S A R A C U R A S
PEQUENAS CRÔNICAS DO COTIDIANO
SARACURAS
Impressionante como nosso pensamento voa longe e um som,um cheiro,um termo proferido por alguém,tem o poder de provocar este " voejar " no mundo das lembranças.
Retornando agora de um supermercado, imerso neste fim de domingo carregado de uma certa melancolia.
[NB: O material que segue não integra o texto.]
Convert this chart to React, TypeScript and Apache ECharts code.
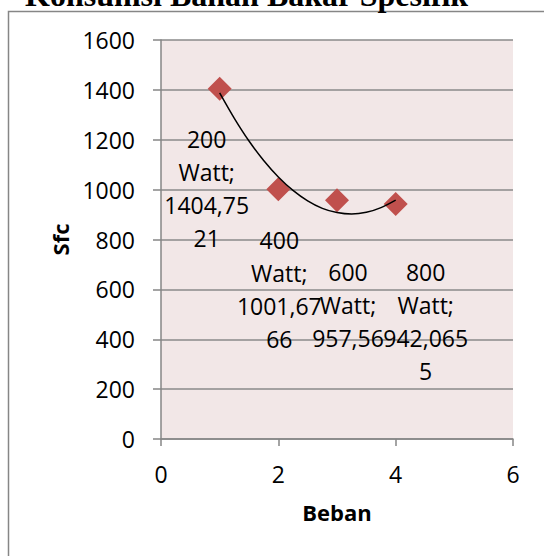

À minha esquerda, nuvens ligeiramente rosadas, de quando em quando brilham aos relâmpagos e trovões muito distanciados delatam tempestade em algum espaço que desconheço.Pessoas fazem caminhadas pelo parque e à minha direita o céu tem cores indescritíveis depois de uma chuva passageira de a pouco.
O ar é de uma pureza infinita.Pessoas retornam de seus passeios e eu sigo com minha sacola de pão.
A pouca distância...
Uma ponte, algumas casas, janelas iluminadas - feito olhos noturnos a espiar a boca da noite - e elas...
As saracuras numa tremenda algazarra.
Os trinados são esfusiantes !
É como que a noite esteja a lhes prometer uma espécie de orgia.
Paro por instantes, para ouvi-las e num átimo de momento sou aquele pirralho sentado ao colo de vó Maria, relutando para ir pra cama.
Porém no embalo daquela velhinha eu sempre acabava me rendendo ,e a sua canção de ninar nascida dos potreiros, das sangas, das aroeiras e luares trazia a sonoridade das aves ribeirinhas, em especial das saracuras.
Rodopia-me agora na memória aquele refrão - imitando àqueles pássaros - cantarolado em suave,como que fora as longínquas saracuras da minha existência.
"Quebrei três potes///Num sôco só///Quebrei três potes..."
Uma estranha sensação de paz faz-me sentir um feto,aquele a quem se espera,acarinhado pelas mãos de mãe.
O ruído estridente do portão de ferro afasta-me do devaneio.
A janela de minha casa junta-se aos olhares investigativos da noite que espalha-se sobre a cidade.
A orgia das saracuras ecoa agora distanciada feito a voz amaciada de vovó.
Fecho o portão.
Uma estrela precoce me espia e eu vou adentrando com a sacola de pães.